Every academic support educator has heard them:
“This class is confusing.”
“The exam was nothing like what we learned.”
“I studied so much and still did poorly.”
It’s easy to dismiss student complaints as frustration, defensiveness, or misplaced blame. And sometimes, they are. But complaints can also be something else: data. When approached thoughtfully, they offer a window into how students are experiencing the curriculum and where learning may be breaking down.
The goal isn’t to validate every complaint. It’s to translate student feedback into pedagogical insight.
1. Listen for Patterns
A single complaint may reflect an individual experience. Repeated complaints, especially across different students or semesters, often signal something worth examining. Are multiple students describing the same confusion? Does the concern appear at a predictable point in the semester? Is the concern tied to a specific skill, like issue spotting or rule synthesis? Discovering patterns turns students’ concerns into potentially actionable information.
2. Translate Complaints into Learning Problems
Student complaints are often framed in emotional or general terms. Our job is to reframe them into specific learning challenges. Student complaints are often a window into where students are struggling with a specific skill or where there’s a breakdown in communication between the professor and students.
For example, “this class makes no sense” may actually mean that the students are struggling with conceptual organization. “The exam was unfair” may mean there is a misalignment between the students’ expectations and the assessment. And, of course, “the exam was too long” or “I ran out of time” may mean that students aren’t practicing under timed conditions.
By translating complaints and concerns into their deeper learning challenges, you can help turn the conversation from venting to problem-solving.

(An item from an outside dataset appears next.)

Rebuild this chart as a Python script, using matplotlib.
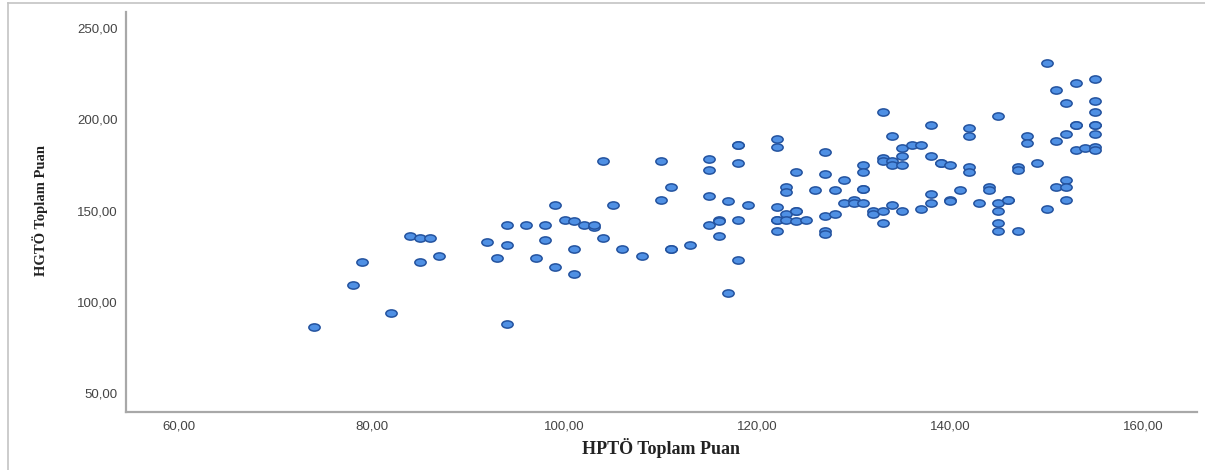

3. Separate Signal from Noise
Not all feedback should drive change. Some complaints reflect discomfort with rigor or resistance to unfamiliar learning methods. When trying to sort through what you’re hearing from students, some good points to consider are whether the complaint relates to a core learning objective, whether addressing the complaint would improve learning outcomes for most students, and whether the core issue is about difficulty or clarity and support.
4. Close the Loop with Students
One of the most powerful (and often overlooked) steps is letting students know they’ve been heard. This doesn’t mean changing everything. It means communicating that you heard their feedback, what adjustments, if any, will be made, and why certain aspects will remain the same. Even brief acknowledgment builds trust and encourages constructive feedback in the future.
Further, how we respond to student complaints teaches students how to engage with critique in their own professional lives. By demonstrating curiosity (instead of defensiveness), thoughtful analysis, and willingness to adjust where appropriate, we can model the kind of reflective practice we want students to develop as lawyers.
5. Partner with Faculty Thoughtfully
Academic Support professionals are often in a unique position to observe trends across courses. However, sharing those insights requires care. The most effective approaches include framing feedback in terms of learning outcomes, bringing aggregated patterns rather than individual complaints, and offering solutions, not just problems. For example, you might share with a faculty member: “Several students are struggling to translate case concepts into rule statements. Would it be helpful if ASP ran a short workshop aligned with your next unit?” Collaboration works best when it feels like partnership, not evaluation.
Student complaints are inevitable. But they don’t have to be unproductive. When we approach them as data, they become a powerful tool for improving teaching and learning. The question isn’t whether students will complain. It’s whether we’re prepared to learn from what they’re telling us.